**WHAT YOU NEED TO DO**
Print the lines from the one that contains "Convert this chart to Chart.js code." to the one that contains "const fitLine = k", inclusive, exactly as they appear, and please drop any pictures.

**ITEMS**
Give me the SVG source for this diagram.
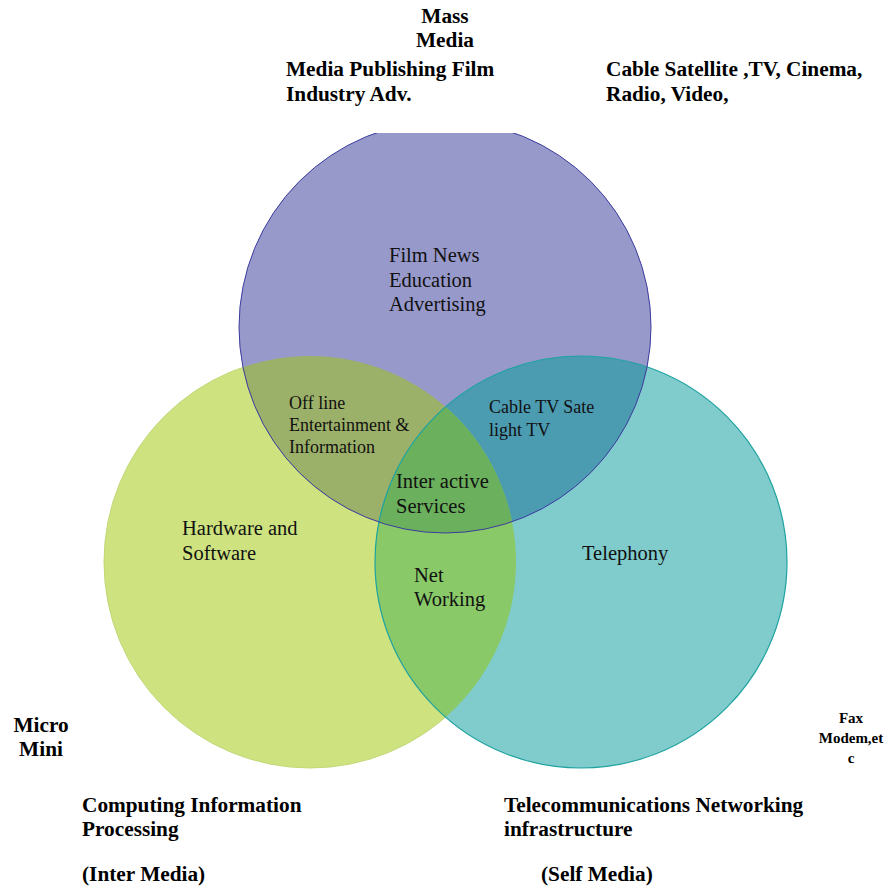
<svg xmlns="http://www.w3.org/2000/svg" width="893" height="888" viewBox="0 0 893 888">
<style>
.lb{font-family:"Liberation Serif","Times New Roman",serif;font-weight:bold;font-size:21.3px;fill:#000}
.sm{font-family:"Liberation Serif","Times New Roman",serif;font-weight:bold;font-size:15px;fill:#000}
.in{font-family:"Liberation Serif","Times New Roman",serif;font-size:20.5px;fill:#111}
.in2{font-family:"Liberation Serif","Times New Roman",serif;font-size:18px;fill:#111}
</style>
<defs>
<clipPath id="clipTop"><rect x="0" y="133" width="893" height="755"/></clipPath>
<clipPath id="cP"><circle cx="445" cy="327" r="206"/></clipPath>
<clipPath id="cG"><circle cx="310" cy="562" r="206"/></clipPath>
<clipPath id="cT"><circle cx="581" cy="562" r="206"/></clipPath>
</defs>
<rect width="893" height="888" fill="#fff"/>
<g id="circle-computing">
<circle cx="310" cy="562" r="206" fill="#cee380" stroke="#c2d878" stroke-width="1"/>
</g>
<g id="circle-telecom">
<circle cx="581" cy="562" r="206" fill="#80cbcc"/>
</g>
<g id="circle-mass-media" clip-path="url(#clipTop)">
<circle cx="445" cy="327" r="206" fill="#9899cb"/>
</g>
<g id="overlaps">
<circle cx="310" cy="562" r="206" fill="#9bb068" clip-path="url(#cP)"/>
<circle cx="581" cy="562" r="206" fill="#4b9bb1" clip-path="url(#cP)"/>
<circle cx="581" cy="562" r="206" fill="#8ac968" clip-path="url(#cG)"/>
<g clip-path="url(#cP)"><circle cx="581" cy="562" r="206" fill="#6bb05c" clip-path="url(#cG)"/></g>
</g>
<g id="outlines" fill="none">
<circle cx="581" cy="562" r="206" stroke="#1fa3a0" stroke-width="1.2"/>
<circle cx="445" cy="327" r="206" stroke="#3c3c9e" stroke-width="1" clip-path="url(#clipTop)"/>
</g>
<g id="region-mass-media">
<text class="in" x="389" y="262">Film News</text>
<text class="in" x="389" y="286.5">Education</text>
<text class="in" x="389" y="311">Advertising</text>
</g>
<g id="region-offline">
<text class="in2" x="289" y="409">Off line</text>
<text class="in2" x="289" y="431">Entertainment &amp;</text>
<text class="in2" x="289" y="453">Information</text>
</g>
<g id="region-cable">
<text class="in2" x="489" y="413">Cable TV Sate</text>
<text class="in2" x="489" y="436">light TV</text>
</g>
<g id="region-interactive">
<text class="in" x="396" y="488">Inter active</text>
<text class="in" x="396" y="513">Services</text>
</g>
<g id="region-computing">
<text class="in" x="182" y="535">Hardware and</text>
<text class="in" x="182" y="560">Software</text>
</g>
<g id="region-networking">
<text class="in" x="414" y="582">Net</text>
<text class="in" x="414" y="606">Working</text>
</g>
<g id="region-telecom">
<text class="in" x="582" y="560">Telephony</text>
</g>
<g id="label-mass-media">
<text class="lb" x="445" y="23" text-anchor="middle">Mass</text>
<text class="lb" x="445" y="47" text-anchor="middle">Media</text>
<text class="lb" x="286" y="76">Media Publishing Film</text>
<text class="lb" x="286" y="101">Industry Adv.</text>
</g>
<g id="label-cable">
<text class="lb" x="606" y="76">Cable Satellite ,TV, Cinema,</text>
<text class="lb" x="606" y="101">Radio, Video,</text>
</g>
<g id="label-micro">
<text class="lb" x="41" y="732" text-anchor="middle">Micro</text>
<text class="lb" x="41" y="756" text-anchor="middle">Mini</text>
</g>
<g id="label-fax">
<text class="sm" x="851" y="723" text-anchor="middle">Fax</text>
<text class="sm" x="851" y="743" text-anchor="middle">Modem,et</text>
<text class="sm" x="851" y="763" text-anchor="middle">c</text>
</g>
<g id="label-computing">
<text class="lb" x="82" y="812">Computing Information</text>
<text class="lb" x="82" y="836">Processing</text>
<text class="lb" x="82" y="881">(Inter Media)</text>
</g>
<g id="label-telecom">
<text class="lb" x="504" y="812">Telecommunications Networking</text>
<text class="lb" x="504" y="836">infrastructure</text>
<text class="lb" x="541" y="881">(Self Media)</text>
</g>
</svg>
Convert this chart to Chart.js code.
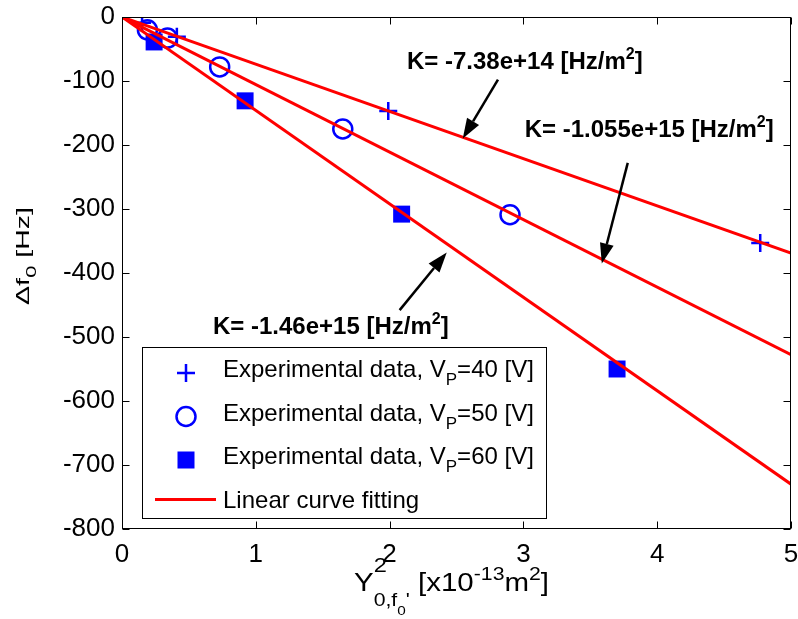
<!DOCTYPE html>
<html>
<head>
<meta charset="utf-8">
<script src="https://cdn.jsdelivr.net/npm/chart.js@4.4.1/dist/chart.umd.min.js"></script>
<style>
  html, body { margin: 0; padding: 0; background: #fff; overflow: hidden; }
  #wrap { width: 798px; height: 619px; overflow: hidden; }
</style>
</head>
<body>
<!-- canvas runs a few px past the frame so the plot box reaches the right edge -->
<div id="wrap"><canvas id="chart" width="803" height="619"></canvas></div>
<script>
// Frequency shift vs. Y0^2 (x in units of 1e-13 m^2), three polarisation voltages
const vp40X = [0.15, 0.41, 1.99, 4.77];
const vp40Y = [-9, -31, -147, -353];
const vp50X = [0.19, 0.34, 0.73, 1.65, 2.90];
const vp50Y = [-20, -33, -78, -175, -309];
const vp60X = [0.24, 0.92, 2.09, 3.70];
const vp60Y = [-39, -131, -308, -550];

// Linear fits through the origin, slope K in Hz/m^2
const fitK = [-7.38e14, -1.055e15, -1.46e15];
const fitKText = ['-7.38e+14', '-1.055e+15', '-1.46e+15'];
const fitRange = [0, 5];

const xTicks = [0, 1, 2, 3, 4, 5];
const yTicks = [-800, -700, -600, -500, -400, -300, -200, -100, 0];

const legendNames = ['Experimental data, V', 'Experimental data, V', 'Experimental data, V', 'Linear curve fitting'];
const legendVolts = ['40', '50', '60'];

const FONT = "'Liberation Sans', Arial, Helvetica, sans-serif";
const BLUE = '#0000ff';
const RED = '#ff0000';

const pts = (xs, ys) => xs.map((x, i) => ({ x: x, y: ys[i] }));
const fitLine = k => fitRange.map(x => ({ x: x, y: k * x * 1e-13 }));

// where each K label and its arrow sit (data coordinates)
const notes = [
  { k: 0, at: [2.13, -81], tail: [2.81, -98], tip: [2.547, -190] },
  { k: 1, at: [3.01, -188], tail: [3.78, -228], tip: [3.586, -385] },
  { k: 2, at: [0.68, -495], tail: [2.075, -458], tip: [2.427, -368] }
];

// draws a run of text pieces; pieces with keep:true do not advance the pen
function richWidth(ctx, parts) {
  let w = 0, held = 0;
  parts.forEach(p => {
    ctx.font = (p.bold ? 'bold ' : '') + p.size + 'px ' + FONT;
    const m = ctx.measureText(p.t).width;
    if (p.keep) { held = Math.max(held, m); }
    else { w += Math.max(m, held); held = 0; }
  });
  return w + held;
}
function drawRich(ctx, parts, x, y, width) {
  const natural = richWidth(ctx, parts);
  const sx = width ? width / natural : 1;
  ctx.save();
  ctx.translate(x, y);
  ctx.scale(sx, 1);
  ctx.textBaseline = 'alphabetic';
  ctx.textAlign = 'left';
  let pen = 0, held = 0;
  parts.forEach(p => {
    ctx.font = (p.bold ? 'bold ' : '') + p.size + 'px ' + FONT;
    ctx.fillText(p.t, pen + (p.dx || 0), p.dy || 0);
    const m = ctx.measureText(p.t).width + (p.dx || 0);
    if (p.keep) { held = Math.max(held, m); }
    else { pen += Math.max(m, held); held = 0; }
  });
  ctx.restore();
}

function marker(ctx, style, x, y) {
  ctx.save();
  ctx.strokeStyle = BLUE;
  ctx.fillStyle = BLUE;
  ctx.beginPath();
  if (style === 'cross') {
    ctx.lineWidth = 2.5;
    ctx.moveTo(x - 9, y); ctx.lineTo(x + 9, y);
    ctx.moveTo(x, y - 9); ctx.lineTo(x, y + 9);
    ctx.stroke();
  } else if (style === 'circle') {
    ctx.lineWidth = 2.5;
    ctx.arc(x, y, 9.5, 0, Math.PI * 2);
    ctx.stroke();
  } else {
    ctx.fillRect(x - 8.5, y - 8.5, 17, 17);
  }
  ctx.restore();
}

const frame = {
  id: 'frame',
  afterDatasetsDraw(chart) {
    const ctx = chart.ctx;
    const xs = chart.scales.x, ys = chart.scales.y;
    ctx.save();
    notes.forEach(n => {
      const tx = xs.getPixelForValue(n.tip[0]), ty = ys.getPixelForValue(n.tip[1]);
      const sx = xs.getPixelForValue(n.tail[0]), sy = ys.getPixelForValue(n.tail[1]);
      const ang = Math.atan2(ty - sy, tx - sx);
      const head = 20, half = 7;
      const bx = tx - head * Math.cos(ang), by = ty - head * Math.sin(ang);
      ctx.strokeStyle = '#000';
      ctx.fillStyle = '#000';
      ctx.lineWidth = 2.5;
      ctx.beginPath();
      ctx.moveTo(sx, sy);
      ctx.lineTo(bx, by);
      ctx.stroke();
      ctx.beginPath();
      ctx.moveTo(tx, ty);
      ctx.lineTo(bx + half * Math.sin(ang), by - half * Math.cos(ang));
      ctx.lineTo(bx - half * Math.sin(ang), by + half * Math.cos(ang));
      ctx.closePath();
      ctx.fill();

      drawRich(ctx, [
        { t: 'K= ' + fitKText[n.k] + ' [Hz/m', size: 24, bold: true },
        { t: '2', size: 16, bold: true, dy: -10 },
        { t: ']', size: 24, bold: true }
      ], xs.getPixelForValue(n.at[0]), ys.getPixelForValue(n.at[1]));
    });
    ctx.restore();
  },
  afterDraw(chart) {
    const ctx = chart.ctx;
    const a = chart.chartArea;
    const xs = chart.scales.x, ys = chart.scales.y;
    const L = Math.round(a.left) + 0.5, R = Math.round(a.right) - 0.5;
    const T = Math.round(a.top) + 0.5, B = Math.round(a.bottom) - 0.5;
    ctx.save();
    ctx.strokeStyle = '#000';
    ctx.lineWidth = 1;
    ctx.strokeRect(L, T, R - L, B - T);
    // inward ticks on all four sides
    ctx.beginPath();
    xTicks.forEach(v => {
      const px = Math.round(xs.getPixelForValue(v)) + 0.5;
      ctx.moveTo(px, B); ctx.lineTo(px, B - 7);
      ctx.moveTo(px, T); ctx.lineTo(px, T + 7);
    });
    yTicks.forEach(v => {
      const py = Math.round(ys.getPixelForValue(v)) + 0.5;
      ctx.moveTo(L, py); ctx.lineTo(L + 7, py);
      ctx.moveTo(R, py); ctx.lineTo(R - 7, py);
    });
    ctx.stroke();

    // legend
    const box = { x: 142.5, y: 347.5, w: 404, h: 171 };
    ctx.fillStyle = '#fff';
    ctx.fillRect(box.x, box.y, box.w, box.h);
    ctx.strokeRect(box.x, box.y, box.w, box.h);
    const styles = ['cross', 'circle', 'rect'];
    ctx.fillStyle = '#000';
    legendNames.forEach((name, i) => {
      const base = 377 + i * 43.5;
      if (i < 3) {
        marker(ctx, styles[i], 186, base - 4);
        drawRich(ctx, [
          { t: name, size: 24 },
          { t: 'P', size: 17, dy: 8 },
          { t: '=' + legendVolts[i] + ' [V]', size: 24 }
        ], 223, base);
      } else {
        ctx.save();
        ctx.strokeStyle = RED;
        ctx.lineWidth = 3;
        ctx.beginPath();
        ctx.moveTo(155, base - 8); ctx.lineTo(216, base - 8);
        ctx.stroke();
        ctx.restore();
        ctx.fillStyle = '#000';
        drawRich(ctx, [{ t: name, size: 24 }], 223, base);
      }
    });

    // axis titles
    ctx.fillStyle = '#000';
    drawRich(ctx, [
      { t: 'Y', size: 25 },
      { t: '2', size: 20, dy: -19, keep: true },
      { t: '0,f', size: 18, dy: 15 },
      { t: '0', size: 13, dy: 24 },
      { t: '\'', size: 18, dy: 15 },
      { t: ' [x10', size: 25 },
      { t: '-13', size: 18, dy: -11 },
      { t: 'm', size: 25 },
      { t: '2', size: 18, dy: -11 },
      { t: ']', size: 25 }
    ], 354, 591, 195);

    ctx.save();
    ctx.translate(29, 305);
    ctx.rotate(-Math.PI / 2);
    drawRich(ctx, [
      { t: '\u0394f', size: 19 },
      { t: '0', size: 15, dy: 7 },
      { t: ' [Hz]', size: 19 }
    ], 0, 0, 98);
    ctx.restore();
    ctx.restore();
  }
};

const tickFont = { family: FONT, size: 26 };

new Chart(document.getElementById('chart'), {
  type: 'scatter',
  data: {
    datasets: [
      ...fitK.map(k => ({
        type: 'line',
        data: fitLine(k),
        borderColor: RED,
        borderWidth: 3,
        pointRadius: 0,
        fill: false,
        order: 0
      })),
      {
        data: pts(vp40X, vp40Y),
        pointStyle: 'cross',
        pointRadius: 9,
        pointBorderWidth: 2.5,
        pointBorderColor: BLUE,
        order: 1
      },
      {
        data: pts(vp50X, vp50Y),
        pointStyle: 'circle',
        pointRadius: 9.5,
        pointBorderWidth: 2.5,
        pointBorderColor: BLUE,
        pointBackgroundColor: 'rgba(0,0,0,0)',
        order: 1
      },
      {
        data: pts(vp60X, vp60Y),
        pointStyle: 'rect',
        pointRadius: 12,
        pointBorderWidth: 0,
        pointBackgroundColor: BLUE,
        order: 1
      }
    ]
  },
  options: {
    responsive: false,
    animation: false,
    layout: { padding: { top: 17, right: 2, left: 0, bottom: 0 } },
    plugins: { legend: { display: false }, tooltip: { enabled: false } },
    scales: {
      x: {
        type: 'linear',
        min: 0, max: 5,
        afterBuildTicks: s => { s.ticks = xTicks.map(v => ({ value: v })); },
        afterFit: s => { s.height = 90; s.paddingLeft = 0; s.paddingRight = 0; },
        grid: { drawOnChartArea: false, drawTicks: false },
        border: { display: false },
        ticks: { font: tickFont, color: '#000', padding: 10, maxRotation: 0 }
      },
      y: {
        type: 'linear',
        min: -800, max: 0,
        afterBuildTicks: s => { s.ticks = yTicks.map(v => ({ value: v })); },
        afterFit: s => { s.width = 122; s.paddingTop = 0; s.paddingBottom = 0; },
        grid: { drawOnChartArea: false, drawTicks: false },
        border: { display: false },
        ticks: { font: tickFont, color: '#000', padding: 7 }
      }
    }
  },
  plugins: [frame]
});
</script>
</body>
</html>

**FINAL RESULT**
Convert this chart to Chart.js code.
<!DOCTYPE html>
<html>
<head>
<meta charset="utf-8">
<script src="https://cdn.jsdelivr.net/npm/chart.js@4.4.1/dist/chart.umd.min.js"></script>
<style>
  html, body { margin: 0; padding: 0; background: #fff; overflow: hidden; }
  #wrap { width: 798px; height: 619px; overflow: hidden; }
</style>
</head>
<body>
<!-- canvas runs a few px past the frame so the plot box reaches the right edge -->
<div id="wrap"><canvas id="chart" width="803" height="619"></canvas></div>
<script>
// Frequency shift vs. Y0^2 (x in units of 1e-13 m^2), three polarisation voltages
const vp40X = [0.15, 0.41, 1.99, 4.77];
const vp40Y = [-9, -31, -147, -353];
const vp50X = [0.19, 0.34, 0.73, 1.65, 2.90];
const vp50Y = [-20, -33, -78, -175, -309];
const vp60X = [0.24, 0.92, 2.09, 3.70];
const vp60Y = [-39, -131, -308, -550];

// Linear fits through the origin, slope K in Hz/m^2
const fitK = [-7.38e14, -1.055e15, -1.46e15];
const fitKText = ['-7.38e+14', '-1.055e+15', '-1.46e+15'];
const fitRange = [0, 5];

const xTicks = [0, 1, 2, 3, 4, 5];
const yTicks = [-800, -700, -600, -500, -400, -300, -200, -100, 0];

const legendNames = ['Experimental data, V', 'Experimental data, V', 'Experimental data, V', 'Linear curve fitting'];
const legendVolts = ['40', '50', '60'];

const FONT = "'Liberation Sans', Arial, Helvetica, sans-serif";
const BLUE = '#0000ff';
const RED = '#ff0000';

const pts = (xs, ys) => xs.map((x, i) => ({ x: x, y: ys[i] }));
const fitLine = k => fitRange.map(x => ({ x: x, y: k * x * 1e-13 }));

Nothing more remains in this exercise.